In 2016, a record number of 27 horses died racing or
training to race at the Del Mar Racetrack. So rapidly
did the deaths pile up that the media took notice and
the public began to question what was going wrong.
Why were so many horses dying?
Was it always this way?
It's time to take a close look at racing;
to see it through another's eyes.
A Romantic View
The Del Mar Racetrack opened in 1937; close to Hollywood and near the beach, it was the place to see and be seen.
Today racing is more an industry than a sport, with the glamour fading, and the crowds thinning. Yet the belief that a day at the races is harmless, good fun and that the horses are pampered and well taken care of persists. With our blinders firmly in place, we may not want to see the bigger picture.
The number of thoroughbred foals born every year in the United States, a world leader in the (over-) production of horses, fluctuates with the economy, but currently is 20,000 - 25,000. Of the smaller proportion who become racehorses, 1,000 - 2,000 will die training, racing, or due to race-related injuries or illness annually.
There are many reasons for these injuries and deaths — horses running far too young, the overuse of legal drugs to mask pain, the use of illegal drugs to enhance performance, over-racing, temporarily numbing an injured limb so a horse feels no pain and runs injured, bad track surfaces, and decades of inbreeding.
The horse racing industry argues that the number of horses dying is low considering the number of horses racing, but this begs the question, how many is too many? Horses are being injured and killed on tracks all around the country, sometimes more at one track than another in one year, sometimes fewer, but it is never-ending.
In addition to the horses who are killed racing or training, or of other race-related illnesses, there is the much higher number of thoroughbreds that are sent to slaughter for food.
A Horse's Life
Horses are social, herd animals but thoroughbreds are often kept in stalls in “shedrows” for up to 23 hours per day. Though they may see horses passing by they are effectively isolated. When confined for long periods of time with insufficient companionship, in an environment that prevents instinctive herd behavior and grazing, they suffer both mentally and physically.
Follow The Money
Horse racing is a poorly regulated multi-billion dollar global industry were racehorses are bred to be used and discarded because there is always a new crop of foals to take their place.

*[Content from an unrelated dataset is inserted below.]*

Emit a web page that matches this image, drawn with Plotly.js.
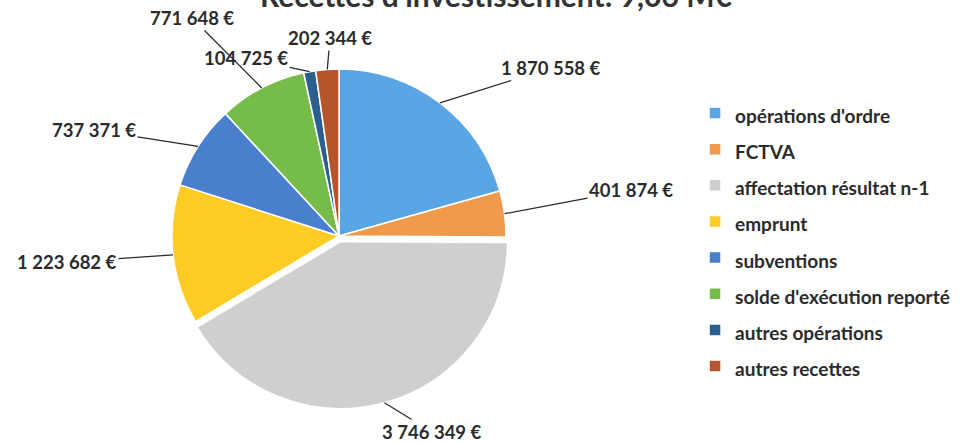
<!DOCTYPE html>
<html>
<head>
<meta charset="utf-8">
<script src="https://cdn.plot.ly/plotly-3.0.1.min.js"></script>
<style>html,body{margin:0;padding:0;background:#fff;}#chart{width:964px;height:443px;}</style>
</head>
<body>
<div id="chart"></div>
<script>
// ---- data ----
const categories = ["opérations d'ordre", "FCTVA", "affectation résultat n-1", "emprunt",
  "subventions", "solde d'exécution reporté", "autres opérations", "autres recettes"];
const amounts = [1870558, 401874, 3746349, 1223682, 737371, 771648, 104725, 202344];
const sliceColors = ["#5AA6E4", "#EF9A4A", "#CFCFCF", "#FFCB25", "#4A7FCE", "#76BC48", "#2A5F8E", "#B5552A"];
const pulls = [0, 0, 0.035, 0, 0, 0, 0, 0];
// label text centres (layout, pixels)
const labelPos = [[551, 68], [631, 190], [432, 432], [67, 262], [94, 130], [192, 18], [246, 58], [330, 38]];

const W = 964, H = 443;
const FONT = "Lato, 'Open Sans', sans-serif";
const fmt = v => String(v).replace(/\B(?=(\d{3})+(?!\d))/g, " ") + " €";
const total = amounts.reduce((a, b) => a + b, 0);

// pie domain (layout)
const cx = 339, cy = 236, R = 167;
const maxPull = Math.max(...pulls);
const half = R * (1 + maxPull);
const domX = [(cx - half) / W, (cx + half) / W];
const domY = [1 - (cy + half) / H, 1 - (cy - half) / H];

// annotations: leader lines from slice edge (data angles) to labels
const annotations = [];
let cum = 0;
amounts.forEach((v, i) => {
  const mid = (cum + v / 2) / total * 2 * Math.PI;
  cum += v;
  const rr = R * (1 + pulls[i]);
  const hx = cx + rr * Math.sin(mid), hy = cy - rr * Math.cos(mid);
  annotations.push({
    xref: "paper", yref: "paper",
    x: hx / W, y: 1 - hy / H,
    ax: labelPos[i][0] - hx, ay: labelPos[i][1] - hy,
    text: fmt(v), showarrow: true, arrowhead: 0, arrowwidth: 1.3, arrowcolor: "#2b2b2b",
    font: {family: FONT, size: 18.5, color: "#2b2b2b", weight: "bold"}
  });
});

// chart title (cut by the top edge, as in the source)
annotations.push({
  xref: "paper", yref: "paper", x: 496 / W, y: 1, xanchor: "center", yanchor: "middle", yshift: 5,
  showarrow: false,
  text: "<b>Recettes d'investissement: " + (total / 1e6).toFixed(2).replace(".", ",") + " M€</b>",
  font: {family: FONT, size: 30, color: "#333333"}
});

const trace = {
  type: "pie",
  labels: categories.map(c => '<span style="font-size:19px">' + c + '</span>'),
  values: amounts,
  sort: false,
  direction: "clockwise",
  rotation: 0,
  pull: pulls,
  textinfo: "none",
  hoverinfo: "none",
  marker: {colors: sliceColors, line: {color: "#ffffff", width: 1.5}},
  domain: {x: domX, y: domY}
};

const layout = {
  width: W, height: H,
  margin: {l: 0, r: 0, t: 0, b: 0},
  paper_bgcolor: "#ffffff",
  font: {family: FONT, color: "#2b2b2b"},
  showlegend: true,
  legend: {
    x: 0.721, xanchor: "left", y: 0.797, yanchor: "top",
    font: {family: FONT, size: 25.5, color: "#2b2b2b", weight: "bold"},
    itemwidth: 30, bgcolor: "rgba(0,0,0,0)"
  },
  annotations: annotations
};

Plotly.newPlot("chart", [trace], layout, {displayModeBar: false, staticPlot: true});
</script>
</body>
</html>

As long as there is so much money to be made in breeding, racing and slaughtering horses for meat, the brutally will continue.
If more than 10,000 thoroughbreds dying every year is the reality of this sport, then what is a $2 bet really costing?
It is a pivotal moment in the history of horse racing. What once was the most popular sport in America now struggles to maintain an audience. Some say for racing to survive it must reinvent itself from the ground up, while others contend there is no hope of that happening and racing is beyond reform. Ultimately, it is the fans who will decide whether it is racing or compassion that is "cool as ever."